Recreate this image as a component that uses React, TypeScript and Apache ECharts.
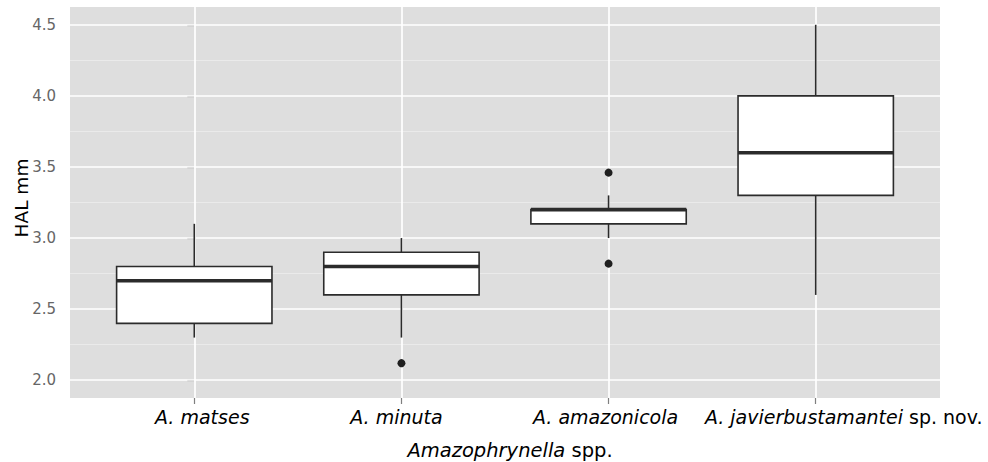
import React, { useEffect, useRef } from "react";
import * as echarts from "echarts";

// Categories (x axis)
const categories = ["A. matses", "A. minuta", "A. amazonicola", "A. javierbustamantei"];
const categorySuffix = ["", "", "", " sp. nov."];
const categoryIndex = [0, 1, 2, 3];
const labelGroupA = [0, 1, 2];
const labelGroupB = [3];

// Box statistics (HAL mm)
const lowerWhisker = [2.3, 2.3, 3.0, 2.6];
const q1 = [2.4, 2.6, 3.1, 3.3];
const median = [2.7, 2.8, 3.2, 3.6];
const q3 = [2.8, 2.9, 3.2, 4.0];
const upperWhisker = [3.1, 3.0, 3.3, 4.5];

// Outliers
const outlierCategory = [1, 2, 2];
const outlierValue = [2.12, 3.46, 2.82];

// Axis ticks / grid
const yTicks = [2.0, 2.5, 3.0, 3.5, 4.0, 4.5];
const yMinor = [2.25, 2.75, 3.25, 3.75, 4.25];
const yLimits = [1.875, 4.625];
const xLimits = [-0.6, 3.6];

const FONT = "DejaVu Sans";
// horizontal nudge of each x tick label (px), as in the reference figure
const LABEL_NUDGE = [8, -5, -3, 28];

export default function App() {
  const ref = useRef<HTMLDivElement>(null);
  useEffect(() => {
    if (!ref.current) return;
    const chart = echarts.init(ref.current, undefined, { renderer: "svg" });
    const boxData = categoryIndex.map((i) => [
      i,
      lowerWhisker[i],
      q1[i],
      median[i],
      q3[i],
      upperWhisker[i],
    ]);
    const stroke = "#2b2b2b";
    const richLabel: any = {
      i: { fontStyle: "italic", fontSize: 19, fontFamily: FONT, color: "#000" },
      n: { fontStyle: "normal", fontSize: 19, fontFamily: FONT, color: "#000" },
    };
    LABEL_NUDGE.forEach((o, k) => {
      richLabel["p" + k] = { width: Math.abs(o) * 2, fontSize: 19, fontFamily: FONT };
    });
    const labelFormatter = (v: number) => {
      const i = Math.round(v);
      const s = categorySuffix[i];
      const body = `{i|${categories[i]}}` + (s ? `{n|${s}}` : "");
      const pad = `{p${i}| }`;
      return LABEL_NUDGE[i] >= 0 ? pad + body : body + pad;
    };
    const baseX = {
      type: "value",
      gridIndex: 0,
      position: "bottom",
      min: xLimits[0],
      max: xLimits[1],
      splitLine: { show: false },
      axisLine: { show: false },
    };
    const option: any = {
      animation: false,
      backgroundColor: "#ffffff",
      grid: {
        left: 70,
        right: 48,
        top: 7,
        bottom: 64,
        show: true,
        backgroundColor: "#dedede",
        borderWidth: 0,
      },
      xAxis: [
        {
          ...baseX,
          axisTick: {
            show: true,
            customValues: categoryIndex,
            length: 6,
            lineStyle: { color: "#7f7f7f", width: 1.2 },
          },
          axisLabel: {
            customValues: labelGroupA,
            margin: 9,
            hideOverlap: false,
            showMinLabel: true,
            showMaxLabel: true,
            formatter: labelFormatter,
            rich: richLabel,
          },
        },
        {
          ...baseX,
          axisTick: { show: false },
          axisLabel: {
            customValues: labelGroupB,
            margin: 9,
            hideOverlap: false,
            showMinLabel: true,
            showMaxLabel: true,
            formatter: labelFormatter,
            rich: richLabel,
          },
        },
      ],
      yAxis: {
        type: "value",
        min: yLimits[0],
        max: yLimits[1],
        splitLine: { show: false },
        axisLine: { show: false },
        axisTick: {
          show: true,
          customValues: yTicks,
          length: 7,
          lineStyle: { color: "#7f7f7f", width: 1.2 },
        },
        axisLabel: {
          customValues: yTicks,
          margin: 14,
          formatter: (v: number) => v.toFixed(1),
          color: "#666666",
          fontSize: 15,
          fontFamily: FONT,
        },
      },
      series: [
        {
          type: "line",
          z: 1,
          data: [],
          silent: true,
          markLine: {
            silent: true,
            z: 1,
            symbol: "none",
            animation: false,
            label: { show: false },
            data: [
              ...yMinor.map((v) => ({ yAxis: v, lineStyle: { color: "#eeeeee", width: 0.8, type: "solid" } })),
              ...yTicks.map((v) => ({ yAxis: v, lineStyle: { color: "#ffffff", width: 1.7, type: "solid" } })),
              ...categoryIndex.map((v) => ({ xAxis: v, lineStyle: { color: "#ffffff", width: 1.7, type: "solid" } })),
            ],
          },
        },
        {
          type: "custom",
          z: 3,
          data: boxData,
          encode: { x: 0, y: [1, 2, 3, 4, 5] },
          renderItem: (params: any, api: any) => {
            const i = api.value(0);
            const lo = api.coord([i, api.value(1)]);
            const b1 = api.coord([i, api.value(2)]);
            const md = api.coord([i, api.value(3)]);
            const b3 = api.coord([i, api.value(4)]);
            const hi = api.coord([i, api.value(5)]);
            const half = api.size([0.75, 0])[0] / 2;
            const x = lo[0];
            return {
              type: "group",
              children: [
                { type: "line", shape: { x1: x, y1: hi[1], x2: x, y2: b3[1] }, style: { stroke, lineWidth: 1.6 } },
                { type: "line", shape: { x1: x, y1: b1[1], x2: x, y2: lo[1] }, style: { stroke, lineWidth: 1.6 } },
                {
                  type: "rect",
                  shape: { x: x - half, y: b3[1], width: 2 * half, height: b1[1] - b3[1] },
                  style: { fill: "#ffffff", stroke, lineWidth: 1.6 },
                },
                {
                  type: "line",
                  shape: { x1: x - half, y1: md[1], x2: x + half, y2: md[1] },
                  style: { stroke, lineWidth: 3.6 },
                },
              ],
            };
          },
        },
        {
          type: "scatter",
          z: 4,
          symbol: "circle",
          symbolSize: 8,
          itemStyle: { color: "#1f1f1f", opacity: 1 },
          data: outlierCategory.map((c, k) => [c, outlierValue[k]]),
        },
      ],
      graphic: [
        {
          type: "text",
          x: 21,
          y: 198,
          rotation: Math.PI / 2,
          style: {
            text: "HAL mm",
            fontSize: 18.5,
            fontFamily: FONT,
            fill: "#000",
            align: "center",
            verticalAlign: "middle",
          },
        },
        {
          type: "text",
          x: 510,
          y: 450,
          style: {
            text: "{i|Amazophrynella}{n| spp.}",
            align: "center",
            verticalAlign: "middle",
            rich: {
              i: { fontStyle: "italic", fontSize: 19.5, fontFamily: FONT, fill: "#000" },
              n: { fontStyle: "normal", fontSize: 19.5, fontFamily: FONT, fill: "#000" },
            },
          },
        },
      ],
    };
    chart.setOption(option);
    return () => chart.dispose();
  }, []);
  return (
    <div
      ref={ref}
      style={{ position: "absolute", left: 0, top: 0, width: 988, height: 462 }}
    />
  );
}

==

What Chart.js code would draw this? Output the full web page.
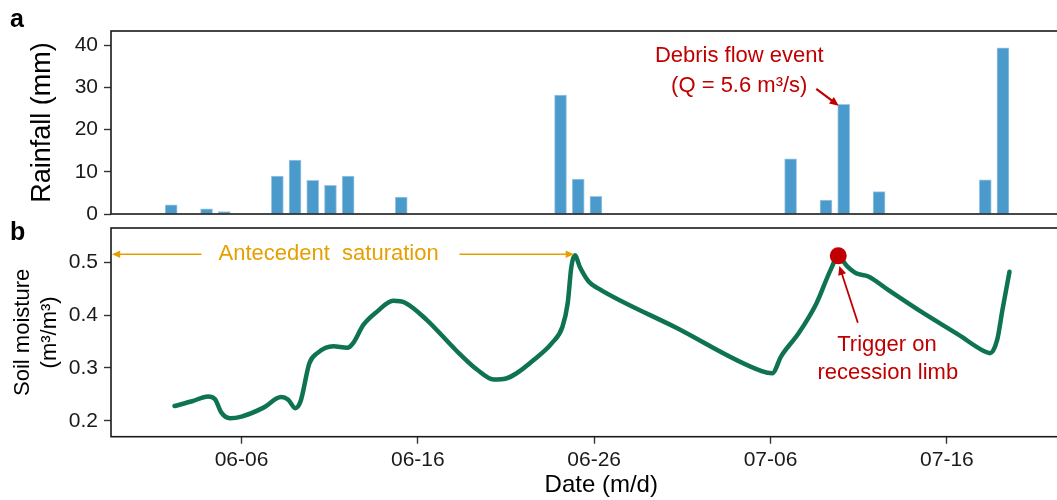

Given request: Write down exactly what the lines above say, from the line holding "Recreate this image" through the line holding "const LABEL_NUDGE = [8, -5, -3, 28];", and nothing more. Do not copy the pictures.

Correct response:
Recreate this image as a component that uses React, TypeScript and Apache ECharts.
import React, { useEffect, useRef } from "react";
import * as echarts from "echarts";

// Categories (x axis)
const categories = ["A. matses", "A. minuta", "A. amazonicola", "A. javierbustamantei"];
const categorySuffix = ["", "", "", " sp. nov."];
const categoryIndex = [0, 1, 2, 3];
const labelGroupA = [0, 1, 2];
const labelGroupB = [3];

// Box statistics (HAL mm)
const lowerWhisker = [2.3, 2.3, 3.0, 2.6];
const q1 = [2.4, 2.6, 3.1, 3.3];
const median = [2.7, 2.8, 3.2, 3.6];
const q3 = [2.8, 2.9, 3.2, 4.0];
const upperWhisker = [3.1, 3.0, 3.3, 4.5];

// Outliers
const outlierCategory = [1, 2, 2];
const outlierValue = [2.12, 3.46, 2.82];

// Axis ticks / grid
const yTicks = [2.0, 2.5, 3.0, 3.5, 4.0, 4.5];
const yMinor = [2.25, 2.75, 3.25, 3.75, 4.25];
const yLimits = [1.875, 4.625];
const xLimits = [-0.6, 3.6];

const FONT = "DejaVu Sans";
// horizontal nudge of each x tick label (px), as in the reference figure
const LABEL_NUDGE = [8, -5, -3, 28];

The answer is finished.